(Directions)
Copy the listing below line for line, starting at its first line and ending with the line that has "const turbTicks = [0, 10, 20, 30, 40, 50];" in it. Add nothing.

(Information provided)
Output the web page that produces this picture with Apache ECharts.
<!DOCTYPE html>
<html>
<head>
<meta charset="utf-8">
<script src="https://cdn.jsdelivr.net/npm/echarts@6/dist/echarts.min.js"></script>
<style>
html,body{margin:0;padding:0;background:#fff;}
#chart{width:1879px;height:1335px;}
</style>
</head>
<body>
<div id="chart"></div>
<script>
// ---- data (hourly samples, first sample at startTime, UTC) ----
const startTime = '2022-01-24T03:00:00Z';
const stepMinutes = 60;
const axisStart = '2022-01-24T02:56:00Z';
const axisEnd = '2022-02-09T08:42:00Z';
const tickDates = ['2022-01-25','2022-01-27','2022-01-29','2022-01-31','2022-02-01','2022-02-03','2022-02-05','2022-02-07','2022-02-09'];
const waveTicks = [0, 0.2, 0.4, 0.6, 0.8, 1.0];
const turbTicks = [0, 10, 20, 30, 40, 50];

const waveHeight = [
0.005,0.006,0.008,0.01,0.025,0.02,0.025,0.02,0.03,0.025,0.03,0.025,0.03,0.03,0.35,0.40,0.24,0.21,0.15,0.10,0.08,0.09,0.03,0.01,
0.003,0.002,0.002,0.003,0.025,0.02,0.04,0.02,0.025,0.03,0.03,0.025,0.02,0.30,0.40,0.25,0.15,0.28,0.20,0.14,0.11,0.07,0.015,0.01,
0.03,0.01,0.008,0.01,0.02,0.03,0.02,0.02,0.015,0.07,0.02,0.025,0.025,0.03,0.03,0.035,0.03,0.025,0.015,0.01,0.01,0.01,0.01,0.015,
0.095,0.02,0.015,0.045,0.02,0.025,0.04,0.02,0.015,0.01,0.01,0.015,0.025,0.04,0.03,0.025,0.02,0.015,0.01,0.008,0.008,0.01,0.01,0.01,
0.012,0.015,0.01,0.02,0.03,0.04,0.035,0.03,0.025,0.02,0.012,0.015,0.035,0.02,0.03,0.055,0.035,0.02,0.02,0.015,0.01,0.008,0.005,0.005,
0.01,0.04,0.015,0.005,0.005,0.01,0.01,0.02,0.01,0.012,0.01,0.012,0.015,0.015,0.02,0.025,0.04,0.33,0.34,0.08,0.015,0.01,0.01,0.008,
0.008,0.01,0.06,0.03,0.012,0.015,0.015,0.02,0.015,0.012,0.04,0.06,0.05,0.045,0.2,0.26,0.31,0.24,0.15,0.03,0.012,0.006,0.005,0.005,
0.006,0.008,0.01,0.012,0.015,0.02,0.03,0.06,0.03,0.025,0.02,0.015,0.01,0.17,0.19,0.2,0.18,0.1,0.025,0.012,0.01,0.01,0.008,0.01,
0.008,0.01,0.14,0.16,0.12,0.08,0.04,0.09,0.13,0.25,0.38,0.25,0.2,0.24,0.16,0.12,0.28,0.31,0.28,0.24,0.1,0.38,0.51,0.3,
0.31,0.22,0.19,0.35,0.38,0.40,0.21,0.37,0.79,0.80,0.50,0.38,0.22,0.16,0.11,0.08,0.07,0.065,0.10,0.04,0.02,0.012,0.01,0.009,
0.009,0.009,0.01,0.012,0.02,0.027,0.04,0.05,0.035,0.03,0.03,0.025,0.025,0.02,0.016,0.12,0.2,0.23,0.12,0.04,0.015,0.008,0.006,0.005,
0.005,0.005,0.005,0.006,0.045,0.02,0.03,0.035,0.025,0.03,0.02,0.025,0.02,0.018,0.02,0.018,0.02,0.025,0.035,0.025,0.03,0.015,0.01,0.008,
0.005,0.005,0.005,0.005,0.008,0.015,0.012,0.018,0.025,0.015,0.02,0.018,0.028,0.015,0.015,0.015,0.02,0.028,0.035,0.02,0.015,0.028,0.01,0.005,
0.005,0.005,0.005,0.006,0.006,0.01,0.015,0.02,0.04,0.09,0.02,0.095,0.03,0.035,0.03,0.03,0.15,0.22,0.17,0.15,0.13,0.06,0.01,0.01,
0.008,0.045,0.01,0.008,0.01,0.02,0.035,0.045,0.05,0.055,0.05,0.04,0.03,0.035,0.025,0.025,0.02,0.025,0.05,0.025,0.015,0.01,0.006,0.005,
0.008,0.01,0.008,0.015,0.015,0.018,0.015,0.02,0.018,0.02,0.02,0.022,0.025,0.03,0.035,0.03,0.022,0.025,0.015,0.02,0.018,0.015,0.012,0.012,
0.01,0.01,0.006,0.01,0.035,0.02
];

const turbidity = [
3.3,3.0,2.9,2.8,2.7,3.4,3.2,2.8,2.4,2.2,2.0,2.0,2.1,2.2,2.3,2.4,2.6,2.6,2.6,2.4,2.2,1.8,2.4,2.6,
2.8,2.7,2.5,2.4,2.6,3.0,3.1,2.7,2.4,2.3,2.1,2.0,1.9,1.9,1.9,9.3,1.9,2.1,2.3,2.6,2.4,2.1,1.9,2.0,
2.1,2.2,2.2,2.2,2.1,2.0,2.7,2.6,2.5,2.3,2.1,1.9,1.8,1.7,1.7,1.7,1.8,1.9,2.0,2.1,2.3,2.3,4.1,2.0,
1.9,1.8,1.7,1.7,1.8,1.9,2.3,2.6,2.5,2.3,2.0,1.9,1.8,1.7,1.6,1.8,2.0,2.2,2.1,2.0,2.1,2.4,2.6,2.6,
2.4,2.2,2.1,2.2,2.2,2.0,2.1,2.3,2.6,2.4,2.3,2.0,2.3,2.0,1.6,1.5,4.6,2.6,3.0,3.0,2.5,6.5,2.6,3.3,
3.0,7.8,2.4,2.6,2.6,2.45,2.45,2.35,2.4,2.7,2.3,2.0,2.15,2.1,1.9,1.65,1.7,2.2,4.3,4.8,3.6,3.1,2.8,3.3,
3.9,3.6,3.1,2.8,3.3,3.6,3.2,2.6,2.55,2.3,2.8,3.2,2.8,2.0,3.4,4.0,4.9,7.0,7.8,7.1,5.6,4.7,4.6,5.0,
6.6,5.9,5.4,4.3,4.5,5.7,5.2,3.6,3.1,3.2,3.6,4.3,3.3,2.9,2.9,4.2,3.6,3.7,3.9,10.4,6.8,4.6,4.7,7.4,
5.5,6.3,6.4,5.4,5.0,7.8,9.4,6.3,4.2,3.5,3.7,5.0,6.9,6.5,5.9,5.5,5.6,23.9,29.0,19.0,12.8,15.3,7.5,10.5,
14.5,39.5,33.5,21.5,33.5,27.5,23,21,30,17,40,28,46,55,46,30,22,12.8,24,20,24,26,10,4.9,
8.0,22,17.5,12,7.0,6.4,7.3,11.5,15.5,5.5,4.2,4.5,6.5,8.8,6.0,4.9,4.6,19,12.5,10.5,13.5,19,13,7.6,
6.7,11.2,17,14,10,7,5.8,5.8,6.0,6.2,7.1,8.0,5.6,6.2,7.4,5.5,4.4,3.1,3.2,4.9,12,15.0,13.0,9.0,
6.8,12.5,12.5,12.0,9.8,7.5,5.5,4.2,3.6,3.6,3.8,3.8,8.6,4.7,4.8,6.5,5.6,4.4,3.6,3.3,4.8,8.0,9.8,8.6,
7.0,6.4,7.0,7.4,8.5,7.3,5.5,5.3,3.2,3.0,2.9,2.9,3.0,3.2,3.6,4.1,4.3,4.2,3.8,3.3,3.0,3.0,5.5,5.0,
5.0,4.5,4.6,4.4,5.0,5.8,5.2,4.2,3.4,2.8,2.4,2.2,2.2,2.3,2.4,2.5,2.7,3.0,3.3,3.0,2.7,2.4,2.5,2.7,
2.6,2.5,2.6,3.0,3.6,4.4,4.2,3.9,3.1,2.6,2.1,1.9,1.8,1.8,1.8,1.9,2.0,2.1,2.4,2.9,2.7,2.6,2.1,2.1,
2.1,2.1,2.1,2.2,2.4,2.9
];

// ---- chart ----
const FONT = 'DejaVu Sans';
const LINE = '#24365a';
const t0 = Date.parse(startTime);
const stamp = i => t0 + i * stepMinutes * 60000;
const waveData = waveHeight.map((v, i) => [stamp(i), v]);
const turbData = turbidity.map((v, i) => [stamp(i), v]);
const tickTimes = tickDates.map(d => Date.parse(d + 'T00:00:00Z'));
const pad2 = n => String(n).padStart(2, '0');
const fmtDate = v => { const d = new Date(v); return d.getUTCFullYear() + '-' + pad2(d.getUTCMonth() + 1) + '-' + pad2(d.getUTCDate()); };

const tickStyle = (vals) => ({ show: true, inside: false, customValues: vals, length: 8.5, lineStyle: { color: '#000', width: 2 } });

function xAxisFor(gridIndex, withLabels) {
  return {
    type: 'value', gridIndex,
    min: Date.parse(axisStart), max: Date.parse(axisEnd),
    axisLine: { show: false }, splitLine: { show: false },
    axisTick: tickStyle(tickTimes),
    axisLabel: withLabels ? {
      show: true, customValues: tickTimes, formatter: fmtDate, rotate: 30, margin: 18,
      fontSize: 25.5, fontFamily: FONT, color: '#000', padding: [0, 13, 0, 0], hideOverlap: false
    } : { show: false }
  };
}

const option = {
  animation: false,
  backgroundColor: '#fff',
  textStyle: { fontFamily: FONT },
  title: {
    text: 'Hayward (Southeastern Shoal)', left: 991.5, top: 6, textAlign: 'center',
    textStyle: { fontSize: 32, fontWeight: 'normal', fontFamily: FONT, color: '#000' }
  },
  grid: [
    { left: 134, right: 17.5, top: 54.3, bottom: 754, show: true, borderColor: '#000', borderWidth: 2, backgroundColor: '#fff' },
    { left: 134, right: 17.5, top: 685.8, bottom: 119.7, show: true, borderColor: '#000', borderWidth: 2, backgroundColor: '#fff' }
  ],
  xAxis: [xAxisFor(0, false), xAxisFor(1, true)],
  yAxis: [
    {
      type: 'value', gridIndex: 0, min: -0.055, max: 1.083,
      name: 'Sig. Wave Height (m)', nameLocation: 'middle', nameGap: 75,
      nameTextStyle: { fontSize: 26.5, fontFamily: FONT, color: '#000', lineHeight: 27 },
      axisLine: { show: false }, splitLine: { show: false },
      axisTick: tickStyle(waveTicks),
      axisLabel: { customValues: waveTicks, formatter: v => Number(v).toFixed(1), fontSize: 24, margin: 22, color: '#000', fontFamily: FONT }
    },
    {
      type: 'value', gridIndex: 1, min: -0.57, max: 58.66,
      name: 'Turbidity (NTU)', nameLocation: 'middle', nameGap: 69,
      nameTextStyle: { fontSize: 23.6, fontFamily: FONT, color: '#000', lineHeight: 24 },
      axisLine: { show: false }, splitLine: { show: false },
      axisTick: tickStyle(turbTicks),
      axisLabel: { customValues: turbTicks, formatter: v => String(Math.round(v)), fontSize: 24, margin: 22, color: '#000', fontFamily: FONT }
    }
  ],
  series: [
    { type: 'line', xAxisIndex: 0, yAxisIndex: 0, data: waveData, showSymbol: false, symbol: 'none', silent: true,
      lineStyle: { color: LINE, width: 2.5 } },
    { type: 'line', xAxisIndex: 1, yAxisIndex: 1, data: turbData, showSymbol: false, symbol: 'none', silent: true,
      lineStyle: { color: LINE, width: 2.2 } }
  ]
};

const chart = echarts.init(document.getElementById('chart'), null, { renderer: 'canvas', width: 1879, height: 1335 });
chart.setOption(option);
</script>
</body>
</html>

(Solution to this problem)
Output the web page that produces this picture with Apache ECharts.
<!DOCTYPE html>
<html>
<head>
<meta charset="utf-8">
<script src="https://cdn.jsdelivr.net/npm/echarts@6/dist/echarts.min.js"></script>
<style>
html,body{margin:0;padding:0;background:#fff;}
#chart{width:1879px;height:1335px;}
</style>
</head>
<body>
<div id="chart"></div>
<script>
// ---- data (hourly samples, first sample at startTime, UTC) ----
const startTime = '2022-01-24T03:00:00Z';
const stepMinutes = 60;
const axisStart = '2022-01-24T02:56:00Z';
const axisEnd = '2022-02-09T08:42:00Z';
const tickDates = ['2022-01-25','2022-01-27','2022-01-29','2022-01-31','2022-02-01','2022-02-03','2022-02-05','2022-02-07','2022-02-09'];
const waveTicks = [0, 0.2, 0.4, 0.6, 0.8, 1.0];
const turbTicks = [0, 10, 20, 30, 40, 50];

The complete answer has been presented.